Önder ile Öcalan arasınad görüşme hakkında şu konuşma geçti:
S. S. Önder: Sayın Barzani'ye günü gelmiş düşüncelerden ve fikirlerden daha kuvvetli hiçbir şeyin olmadığını söyleyerek başladım. O sırada Amerika'ya bir vize meselesi için rest çekmişti. Bunu dört yıl önce yapsalar aynı neticeyi alamayacaklarını, belki de bu yolu defalarca denediklerini ama bugün gelinen nokkada yaptıkları bu hareketin vize meselesindeki sorunu on iki saatte çözdürttüğünü söyledim. Kürt ulusal birliği de aynen bu işte olduğu gibi zamanı gelmiş hatta bir anlamda geçmekte olan bir olgudur; buna kayıtsız kalmak ya da engellemek gibi bir ithamda bulunmak bizim işimiz değil dedim. Ama şunu söyleyebiliriz ki, bunu gerçekleştirmemiş olmak sorumluluğu bile yeterince ağır bir sokumluluktur. Sonra sizin kendisine dair düşüncelerinizi aktardım. Barzani diplomatik cevaplar verdi. Biz oradan çıktıktan bir gün sonra da bu işi boşa çıkaraccak bir sürü laf sarfetti.

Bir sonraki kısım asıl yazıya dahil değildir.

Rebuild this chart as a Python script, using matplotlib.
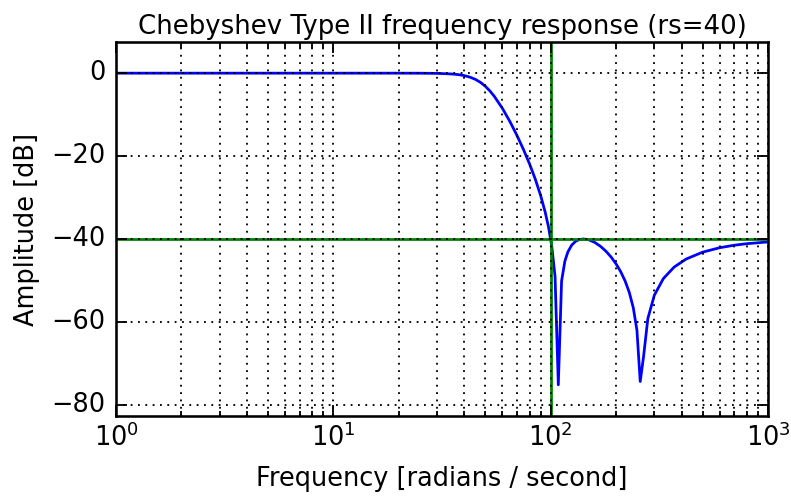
import matplotlib
matplotlib.use("Agg")
import matplotlib.pyplot as plt
from matplotlib.ticker import MultipleLocator

# Analog Chebyshev type II low-pass (order 4, rs=40 dB, cutoff 100 rad/s)
freq = [1, 5, 10, 15, 20, 25, 30, 35, 37.5, 40, 42.5, 45, 47.5, 50, 52.5, 55,
        60, 65, 70, 75, 80, 85, 90, 94.37, 97.71, 101.16, 104.74, 108.44,
        112.27, 116.24, 120, 125, 130, 135, 141.4, 150, 160, 170, 180, 190,
        200, 210, 220, 230, 240, 249.43, 258.26, 267.4, 280, 300, 330, 370,
        420, 500, 600, 700, 800, 1000]
amplitude_db = [0.0, 0.0, 0.0, 0.0, -0.002, -0.012, -0.053, -0.193, -0.343,
                -0.584, -0.953, -1.485, -2.212, -3.144, -4.272, -5.564, -8.51,
                -11.71, -15.04, -18.44, -21.93, -25.60, -29.59, -33.54, -37.09,
                -41.71, -49.0, -75.2, -50.13, -45.37, -43.13, -41.48, -40.605,
                -40.166, -40.0, -40.217, -40.874, -41.827, -43.011, -44.405,
                -46.02, -47.90, -50.13, -52.90, -56.61, -62.03, -74.4, -68.49,
                -59.19, -53.56, -49.56, -46.78, -44.85, -43.19, -42.11, -41.51,
                -41.14, -40.72]

cutoff = 100
stop_atten = -40

plt.style.use("classic")
plt.rcParams.update({
    "axes.autolimit_mode": "data",
    "font.family": ["DejaVu Sans"],
    "font.size": 14,
    "axes.titlesize": 14.2,
    "axes.labelsize": 14,
    "xtick.labelsize": 14,
    "ytick.labelsize": 14,
    "lines.linewidth": 1.5,
    "axes.linewidth": 1.4,
    "grid.linewidth": 1.0,
    "xtick.major.size": 6,
    "ytick.major.size": 6,
    "xtick.minor.size": 3,
    "ytick.minor.size": 3,
    "xtick.major.width": 1.0,
    "ytick.major.width": 1.0,
    "xtick.minor.width": 1.0,
    "ytick.minor.width": 1.0,
    "ytick.major.pad": 5.8,
})

fig = plt.figure(figsize=(791 / 132, 497 / 132), dpi=132, facecolor="white")
ax = fig.add_axes([116 / 791, 1 - 416 / 497, (768 - 116) / 791, (416 - 42) / 497])

ax.semilogx(freq, amplitude_db)
ax.set_title("Chebyshev Type II frequency response (rs=40)", pad=4.2)
ax.set_xlabel("Frequency [radians / second]", labelpad=7.7)
ax.set_ylabel("Amplitude [dB]", labelpad=6.2)
ax.margins(0, 0.1)
ax.grid(which="both", axis="both")
ax.axvline(cutoff, color="green")
ax.axhline(stop_atten, color="green")
ax.yaxis.set_major_locator(MultipleLocator(20))

fig.savefig("out.png", dpi=132, facecolor="white")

Ama biz bu geziyi Barzani'yi ikna etmekten çok, sizin bu şartlar altında bile bölgede diplomasi yapabilen bir ana aktör olduğunuz zeminine oturttuk. Görüşmeler ve sonrasındaki basın açıklamalarının da bu perspektifle olması gerektiğini Leyla'ya ısrarla vurguladım. Bu gezimiz elbette belli şeyleri belki geliştirir, belki iyileştirir. Ama bizim esas öne çıkaracağımız şey, Öcalan'ın bölgede etkili bir diplomasi yapıyor olabildiğini göstermemiz olacaktır. Leyla da büyük ölçüde bu perspektife uydu. Üç gündür İstanbul'da bana destek vermeye geldi. Etkili bir program çıkardık, sonuçları da verimli oldu. Bugün Urfa'ya geçecek, size selamları var. Sayın Barzani size iki top, bana da iki top şalşepik kumaşı hediye etti. Eğer bir ceketinizi verirseniz ve isterseniz onu size diktirip getireyim.
A. Öcalan: (Güldü) Olabilir, avukatlarda var benim ölçülerim, onlardan alabilirsin.
S. S. Önder: Barzani 96'da sizi ziyaret etmiş. Sizi Kürdistan'a davet etmiş, bunları anlattı. Daha sonra sizi kelepçeli halde görünce bir kardeşinin ya da kenisinin koluna kelepçe vurulmuş gibi hissettiğini söyledi. Sözün tam burasında Doktor Fuat -ki o da toplantıdaydı- ağlamaya başladı. O ağlayınca Leyla da ağladı. Barzani de biraz hüzünlendi.
A. Öcalan: Niye ağlıyorlar ki?
S. S. Önder: Bir Adıyaman lafıdır Başkanım. Herkes kendi ölüsüne ağlar. Sanırım ne kadar unutmaya ya da bilmezden gelmeye çalışsalar da vicdanları ve ulusal onurlarır akıllarına geldi. Çünkü bir parça samimi bir hüzündü o anda oluşan.
A. Öcalan: Yapma yahu. Ağlaycaklarına bir şeyler yapsınlar, varlıklarını bize borçlu olduklarını bir parça hatırlasınlar. Timsah gözyaşları döküyorlar. Çük büyük suç işlediler. Ben burada kendi durumuma hiç ağlamadım ama Güney Kürdistan'ı satsa da yine merhametli davranacağım. Öcalan sizinle kavga istemez deyin. Biz orada da Türkiye'de de kazanacağız.
S. S: Önder: Neçirvan bizim kaldığımız yere geldi. Bizi orada ziyaret etti. Ertesi gün Türkiye'ye gidip Başbakanı ziyaret edeceğini, özel olarak iletmemizi istediğimiz bir şey varsa bunu en etkili şekilde söyleyebileceğini söyledi ya da kendisine bir zemin vermemizi, onun üzerinden düşüncelerimizi olduğu gibi, kendi düşüncesi gibi aktaracağını söyledi. Ben de bu yavaşlık ve izolasyonla giderse ortada hükümetin kalmayacağını, her anlamda demokratikleşmeye ihtiyacı olduğunu, buna uygun davranmazsa yok olacağını, bunu kendi düşüncesi gibi aktarırsa gerçeği aktarmış olacağını söyledim. İdris Barzani için söylediklenizi ekledim. Sizin onu hep ayrı bir yerde değerlendirdiğiniz vurgusunu da yaptım.